Create Options for Issue Tracking

The last setting that you are going to see is for issue tracking. Tracking of issues is a standard project management practice and most customers use this feature.

Click on the arrow next to Users to collapse that section.

Do the same for Projects and Time, Expense & Invoice settings.

Click on the arrow next to Issues to expand that section.

Click on Issue Types.

This is your first issues setting.

All of these settings, as well as the entire process for managing issues is covered in the Track, Manage and Report on Issues training sessions, if you need more detail than what is covered in this session.
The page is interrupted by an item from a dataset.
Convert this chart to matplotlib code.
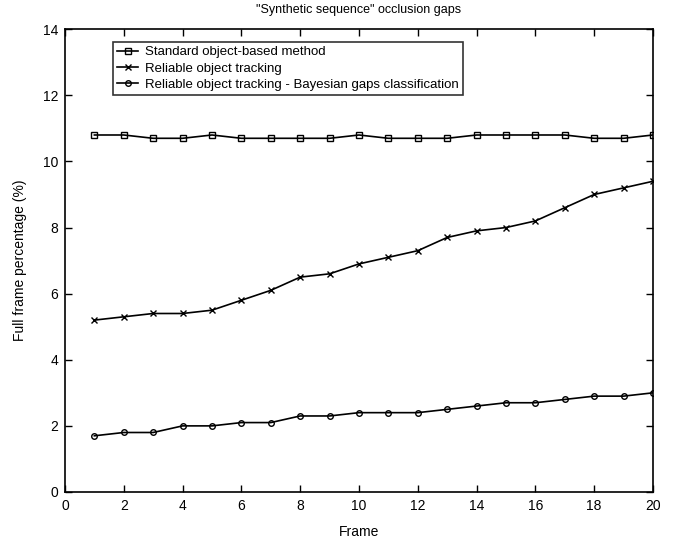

Project Insight is very flexible about how you can categorize, track and report on issues and your system administrator can set that up to support your business process.

Issue Type is where you categorize the different types of issues that occur. Normally issues are related to a project but they don’t have to be. You can create issues independent of a project. If you do that, your system administrator will have set up folders and processes you should follow.

Issue Types are used for reporting purposes and you can create issues logs, charts or graphs by issue type.

The only new column in this form is the Default Value column.

If you have one issue type that is most commonly used, you can set it as the default, by clicking the edit icon and clicking the Default value checkbox.

Only one issue type can be set as the default and if you check that option for one, but another one is already set as the default, this one will become the new default.

Click Cancel to exit without making any changes.

You may talk to your team and reference previous issues list to define what your issue types will be.

Next, click on Issue Priority Types.

This is where you set the priority of the issue. Some common examples are low, medium, high and urgent. You may also just want to enter a number in here, such as 1, 2 and 3.

Priority types are also used for reporting purposes and to determine what order issues should be worked on.

Click on Issue Severity Type.

This is another way to identify an issue. Severity identifies how the issue impacts a project.

Some common severities are minor, major and critical.

Click on Issue Status Type.

Status types are used to indicate the different phases of the life cycle that your issues go through. They are used for reporting purposes and to manage the issue.

The last configuration item is the resolution type.

Click on Issue Resolution Type.

You always want to know from a reporting perspective whether an issue was resolved or not. This is a valuable reporting tool. Your simplest form of resolution type may just be a resolved and unresolved type.

That is how you set up all of your main Project Insight Settings.

You may find that these settings evolve as your project management processes mature and you can always come back to these settings and add new ones or make existing ones in-active as you require.

Some of this information is covered in more detail in the training session topics to which they are applicable.

To get more information on some of the other options in the Administration section that weren’t covered in today’s session, you may want to attend the Determine Your Best Configuration Options training session.